I couldn’t look at the coffin anymore.
My eyes drifted to the ground, to the soft snow-covered dirt, and I couldn’t stop the tears from coming. I let them fall, silent and heavy, until Elias gently touched my arm. It wasn’t an offer of comfort—more like a plea for understanding.
He knew I wasn’t ready for comfort. Not yet. He just wanted me to know that he was here. That, just like the weeks in the damn hospital bed, he was at my side.
“We’ll get through this,” he said softly. “I’ll help you through this, Ronan.”
The words settled over me like a blanket, a promise, even though I didn’t know how the hell we’d get through it. But for now, I let myself believe him. Just for a moment, I let myself believe that maybe, somehow, we’d make it out of this together.
And when I looked at him, there was something in his eyes—a sadness, yes, but also something stronger. Something that made me feel, for the first time in a long time, like maybe I wasn’t as broken as I thought.
Maybe I’d never be whole again.
But maybe, just maybe, with Elias beside me, I wouldn’t have to be.
The ceremony felt like it lasted an eternity, though I couldn’t have told you a single word that was spoken. The priest’s voice blended into the rustling of the trees, the faint shuffle of feet on gravel, the whispers of people who had come to pay their respects but didn’t truly know my mother. All these people were part of the problem.
All the fake smiles that knew Miranda wasn’t okay—the same people who saw her scars but never spoke up. My throat burned, and every part of me wanted to scream, to lash out, to tear the world apart for what had happened.
Mostly, I wanted to tear Jackapart at the seams for what he had done.
But I stood there, frozen, my eyes never straying from the ground. I didn’t want to look at the casket again. I didn’t want to see the finality of it, the reality that my mother, Miranda, was really gone.
Elias didn’t speak, didn’t push me. He just stood at my side, a steady presence, the only constant in a world that felt like it was crumbling around me. His hand brushed against mine, a small touch, a simple gesture of connection. And it was enough.
I wasn’t ready for more, but his quiet support gave me something to cling to, something to anchor me in the sea of grief.
At some point, people started to leave—the mourners.
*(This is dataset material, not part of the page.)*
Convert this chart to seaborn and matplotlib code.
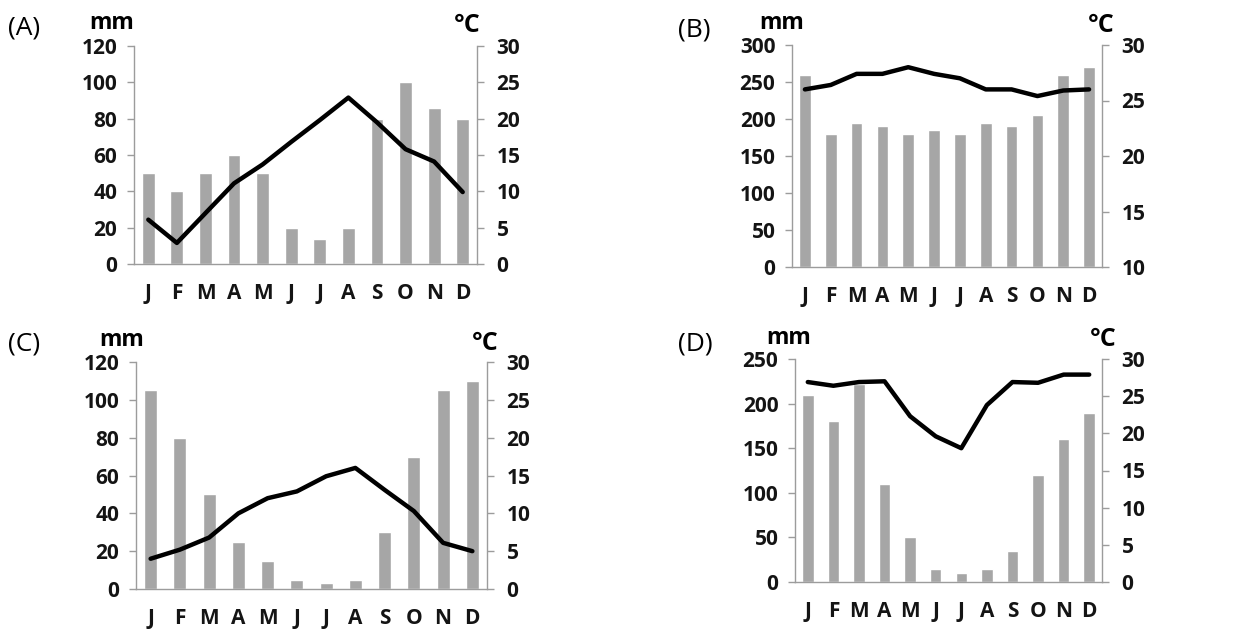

The faces blurred, all of them feeling like strangers to me, people who didn’t understand, who only whispered behind my back when they felt I wasn’t looking. They didn’t truly know the woman I had lost. It was just the society of our small town to congregate and pretend we gave a shit about who was in the ground. I heard Elias’s soft voice beside me again.
“It’s time, Ronan.”
I nodded, not trusting my voice. Not trusting that I wouldn’t break down in front of everyone, collapsing under the weight of everything.
I needed to leave.
I needed air.
I needed space.
With my last goodbye, I walked up to my mother’s casket, safe for the moment at least, while under the awning. But it only prevented snow from pelting down on my head, not the real dangers I faced.
I picked up a rose that was on her body. The petals felt soft in my grip, the only thing that seemed to hold my corporeal form in my broken, battered body. Her face looked so peaceful. Her eyes shut, and there was a gunk of makeup they smeared on dead people that she never actually wore herself.
I think she would have liked being presented like this. Displayed as a sleeping doll with no marks on the outside. Her bruises were all covered like they hadn’t existed in the first place. In the end, maybe she found true peace.
“Goodbye…Mom.”
Together, Elias and I walked away from the gravesite.
The others were still gathering around the casket, watching as Father Franklin finally closed the lid and began to lower her to the ground.
But I couldn’t stay any longer.
The weight of the loss was too much. I felt like I was the one trapped in the box, destined to suffocate underground. Every step away from the grave felt like it took me further from the small piece of my mother I still held onto for all these years.
The hope that she would someday be a better version of herself. That her smile would return, and her laughs wouldn’t be forced that she would be alive again. Truly living, not just surviving.